··· Information provided ···
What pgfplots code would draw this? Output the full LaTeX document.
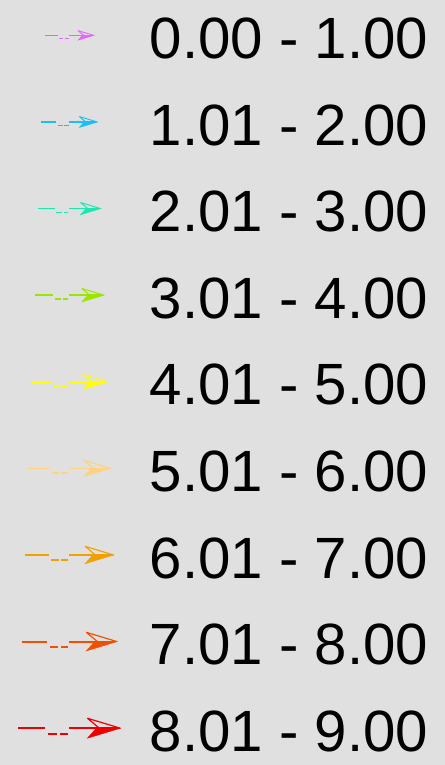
\documentclass[border=0pt]{standalone}
\usepackage{fontspec}
\setmainfont{Liberation Sans}
\usepackage{pgfplots}
\pgfplotsset{compat=1.18}
\definecolor{bg}{RGB}{224,224,224}
\definecolor{c1}{RGB}{224,102,255}
\definecolor{c2}{RGB}{25,190,250}
\definecolor{c3}{RGB}{30,230,175}
\definecolor{c4}{RGB}{155,230,0}
\definecolor{c5}{RGB}{255,255,0}
\definecolor{c6}{RGB}{255,210,130}
\definecolor{c7}{RGB}{240,160,0}
\definecolor{c8}{RGB}{240,80,0}
\definecolor{c9}{RGB}{238,0,0}
\newcommand\glyph[2]{%
  \pgfmathsetmacro\s{#1}%
  \pgfmathsetmacro\lw{0.95+1.05*#1}%
  \path (-52bp,-20bp) (52bp,20bp);
  \begin{scope}[yshift=2.5bp, x=\s bp, y=\s bp]
    \draw[#2, line width=\lw bp] (-51,0)--(-24,0);
    \draw[#2, line width=\lw bp] (-21,-6)--(-12.5,-6) (-9.5,-6)--(-1.5,-6);
    \draw[#2, line width=\lw bp] (0,0)--(48,0);
    \fill[#2] (51,0)--(18,-10)--(27,0)--cycle;
    \draw[#2, line width=0.6*\lw bp, line join=round] (18,10)--(51,0) (18,10)--(30,0);
  \end{scope}
}
\begin{document}
\begin{tikzpicture}
\fill[bg] (0,0) rectangle (445bp,765bp);
\useasboundingbox (0,0) rectangle (445bp,765bp);
\begin{axis}[
  at={(0,0)}, anchor=south west,
  width=445bp, height=765bp, scale only axis,
  hide axis, xmin=0, xmax=1, ymin=0, ymax=1,
  legend cell align=left,
  legend style={draw=none, fill=none,
    at={(axis description cs:0.0382,0.9775)}, anchor=north west,
    inner sep=0pt, row sep=45.6bp, column sep=28.3bp,
    font=\fontsize{58.2bp}{60bp}\selectfont,
    nodes={inner sep=0pt, text height=41bp, text depth=0pt}},
]
\addlegendimage{legend image code/.code={\glyph{0.480}{c1}}}
\addlegendentry{0.00 - 1.00}
\addlegendimage{legend image code/.code={\glyph{0.550}{c2}}}
\addlegendentry{1.01 - 2.00}
\addlegendimage{legend image code/.code={\glyph{0.615}{c3}}}
\addlegendentry{2.01 - 3.00}
\addlegendimage{legend image code/.code={\glyph{0.680}{c4}}}
\addlegendentry{3.01 - 4.00}
\addlegendimage{legend image code/.code={\glyph{0.745}{c5}}}
\addlegendentry{4.01 - 5.00}
\addlegendimage{legend image code/.code={\glyph{0.807}{c6}}}
\addlegendentry{5.01 - 6.00}
\addlegendimage{legend image code/.code={\glyph{0.870}{c7}}}
\addlegendentry{6.01 - 7.00}
\addlegendimage{legend image code/.code={\glyph{0.935}{c8}}}
\addlegendentry{7.01 - 8.00}
\addlegendimage{legend image code/.code={\glyph{1.000}{c9}}}
\addlegendentry{8.01 - 9.00}
\end{axis}
\end{tikzpicture}
\end{document}
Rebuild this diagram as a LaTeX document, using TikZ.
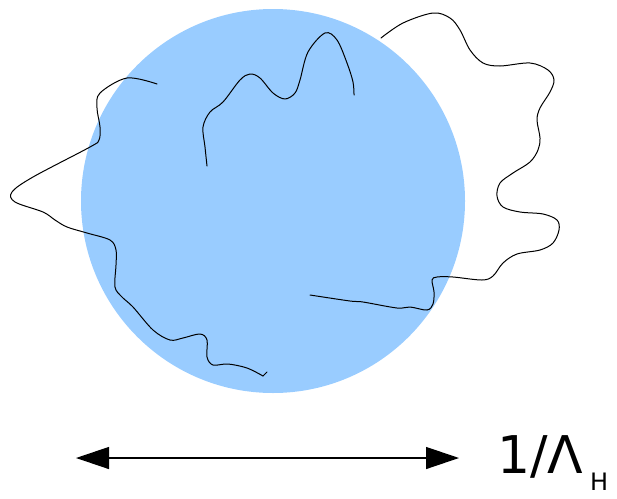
\documentclass[tikz,border=0pt]{standalone}
\usepackage{fontspec}
\setmainfont{DejaVu Sans}
\usetikzlibrary{arrows.meta}
\definecolor{ballblue}{HTML}{99CCFF}
\tikzset{
  chain/.style={draw=black, line width=1.0pt, line cap=round, line join=round},
  ball/.style={fill=ballblue, draw=none},
  sizearrow/.style={line width=1.3pt, {Triangle[length=33pt,width=22pt]}-{Triangle[length=33pt,width=22pt]}},
}
\begin{document}
\begin{tikzpicture}[x=1pt,y=-1pt]
\useasboundingbox (0,0) rectangle (617,498);
\fill[ball] (273,201) circle[radius=192];
% left chain
\draw[chain] plot[smooth, tension=0.55] coordinates {
 (157,84) (127,78) (100,93) (97,108) (100,127) (99,140) (90,147)
 (33,177) (12,192) (15,202) (43,212) (55,220) (67,227) (87,233) (110,240)
 (116,250) (116,265) (115,287) (122,297) (133,307) (153,330) (170,340)
 (183,338) (200,334) (207,340) (207,357) (213,365) (228,364) (247,368) (263,376)};
\draw[chain] (263,376) -- (267,372);
% middle chain
\draw[chain] plot[smooth, tension=0.55] coordinates {
 (207,166) (205,147) (203,127) (210,112) (223,102) (240,80) (250,74)
 (260,78) (273,93) (285,99) (295,93) (300,80) (308,52) (325,33)
 (337,40) (347,63) (353,82) (354,95)};
% right chain
\draw[chain] plot[smooth, tension=0.55] coordinates {
 (310,295) (350,301) (363,302) (397,308) (410,307) (427,310) (433,304)
 (434,292) (432,280) (437,277) (453,277) (482,280) (493,276) (503,263)
 (517,254) (540,250) (553,243) (559,230) (557,220) (543,214) (520,212)
 (503,207) (497,196) (500,183) (513,173) (530,162) (538,150) (540,138)
 (537,120) (540,108) (550,92) (554,80) (548,70) (530,63) (500,66)
 (483,63) (470,50) (460,30) (450,18) (433,13) (403,23) (381,38)};
% size arrow
\coordinate (aL) at (76,458);
\coordinate (aR) at (459,458);
\draw[sizearrow] (aL) -- (aR);
\node[anchor=base west, inner sep=0, font=\fontsize{52}{52}\selectfont] (lab) at (497,473) {1/Λ};
\node[anchor=base west, inner sep=0, font=\fontsize{24}{24}\selectfont] (sub) at (590,490) {H};
\end{tikzpicture}
\end{document}
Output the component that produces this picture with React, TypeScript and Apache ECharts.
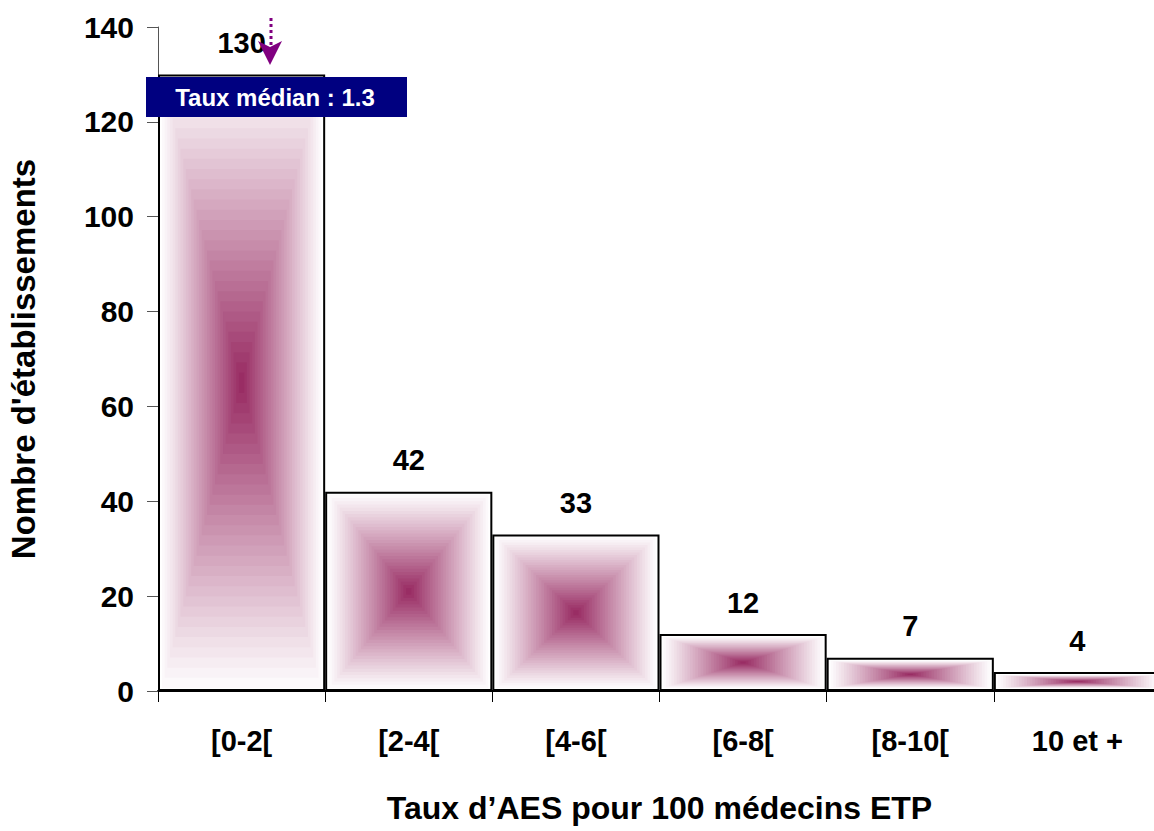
import React, { useEffect, useRef } from "react";
import * as echarts from "echarts";

const categories = ["[0-2[", "[2-4[", "[4-6[", "[6-8[", "[8-10[", "10 et +"];
const values = [130, 42, 33, 12, 7, 4];
const yMin = 0;
const yMax = 140;
const yInterval = 20;
const yTitle = "Nombre d'établissements";
const xTitle = "Taux d\u2019AES pour 100 médecins ETP";
const medianText = "Taux médian : 1.3";

const FONT = 'Arial, "Liberation Sans", sans-serif';
const CENTER = [153, 45, 100];

function ringColor(t: number): string {
  const f = Math.pow(t, 1.05);
  const r = Math.round(252 + (CENTER[0] - 252) * f);
  const g = Math.round(249 + (CENTER[1] - 249) * f);
  const b = Math.round(251 + (CENTER[2] - 251) * f);
  return `rgb(${r},${g},${b})`;
}

export default function App() {
  const ref = useRef<HTMLDivElement>(null);
  useEffect(() => {
    if (!ref.current) return;
    const chart = echarts.init(ref.current, null, { renderer: "svg" });
    const option: any = {
      animation: false,
      backgroundColor: "#ffffff",
      grid: {
        left: 158,
        width: 1003,
        top: 27,
        height: 664,
        containLabel: false,
        outerBoundsMode: "none",
      },
      xAxis: {
        type: "category",
        data: categories,
        name: xTitle,
        nameLocation: "middle",
        nameGap: 101,
        nameTextStyle: { fontFamily: FONT, fontSize: 32, fontWeight: "bold", color: "#000" },
        axisLine: { lineStyle: { color: "#000", width: 2 } },
        axisTick: { show: true, length: 11, lineStyle: { color: "#000", width: 1 } },
        axisLabel: { fontFamily: FONT, fontSize: 29, fontWeight: "bold", color: "#000", margin: 35 },
      },
      yAxis: {
        type: "value",
        min: yMin,
        max: yMax,
        interval: yInterval,
        name: yTitle,
        nameLocation: "middle",
        nameGap: 118,
        nameTextStyle: { fontFamily: FONT, fontSize: 33, fontWeight: "bold", color: "#000" },
        axisLine: { show: true, lineStyle: { color: "#555", width: 1 } },
        axisTick: { show: true, length: 11, lineStyle: { color: "#555", width: 1 } },
        axisLabel: { fontFamily: FONT, fontSize: 30, fontWeight: "bold", color: "#000", margin: 24 },
        splitLine: { show: false },
      },
      series: [
        {
          type: "custom",
          z: 1,
          data: values.map((v, i) => [i, v]),
          encode: { x: 0, y: 1 },
          renderItem: (params: any, api: any) => {
            const idx = api.value(0);
            const v = api.value(1);
            const base = api.coord([idx, 0]);
            const top = api.coord([idx, v]);
            const bw = api.size([1, 0])[0];
            const cx = base[0];
            const cy = (base[1] + top[1]) / 2;
            const hw = bw / 2 - 4;
            const hh = (base[1] - top[1]) / 2 - 3;
            const N = 30;
            const children: any[] = [];
            for (let k = 0; k < N; k++) {
              const s = 1 - k / N;
              const t = k / (N - 1);
              children.push({
                type: "rect",
                shape: { x: cx - hw * s, y: cy - hh * s, width: 2 * hw * s, height: 2 * hh * s },
                style: { fill: ringColor(t) },
              });
            }
            return { type: "group", children };
          },
        },
        {
          type: "bar",
          z: 3,
          data: values,
          barCategoryGap: "0%",
          itemStyle: { color: "rgba(0,0,0,0)", borderColor: "#000", borderWidth: 2 },
          label: {
            show: true,
            position: "top",
            distance: 17,
            fontFamily: FONT,
            fontSize: 29,
            fontWeight: "bold",
            color: "#000",
          },
        },
      ],
      graphic: [
        {
          type: "rect",
          z: 100,
          shape: { x: 146, y: 77, width: 261, height: 40 },
          style: { fill: "#000080" },
        },
        {
          type: "text",
          z: 101,
          x: 275,
          y: 97,
          style: {
            text: medianText,
            fill: "#fff",
            fontFamily: FONT,
            fontSize: 24,
            fontWeight: "bold",
            align: "center",
            verticalAlign: "middle",
          },
        },
        {
          type: "line",
          z: 101,
          shape: { x1: 271, y1: 18, x2: 271, y2: 46 },
          style: { stroke: "#800080", lineWidth: 3, lineDash: [3, 3] },
        },
        {
          type: "polygon",
          z: 102,
          shape: { points: [[258, 41], [270, 47], [282, 41], [270, 65]] },
          style: { fill: "#800080" },
        },
      ],
    };
    chart.setOption(option);
    return () => chart.dispose();
  }, []);
  return (
    <div
      ref={ref}
      style={{ position: "fixed", left: 0, top: 0, width: 1154, height: 831, background: "#fff" }}
    />
  );
}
···
**Set task**
Reproduce the data above exactly, but only the lines from the one showing "Output the component" through the one showing "import * as", with both ends kept and the pictures left out.

**Full solution**
Output the component that produces this picture with React, TypeScript and Apache ECharts.
import React, { useEffect, useRef } from "react";
import * as echarts from "echarts";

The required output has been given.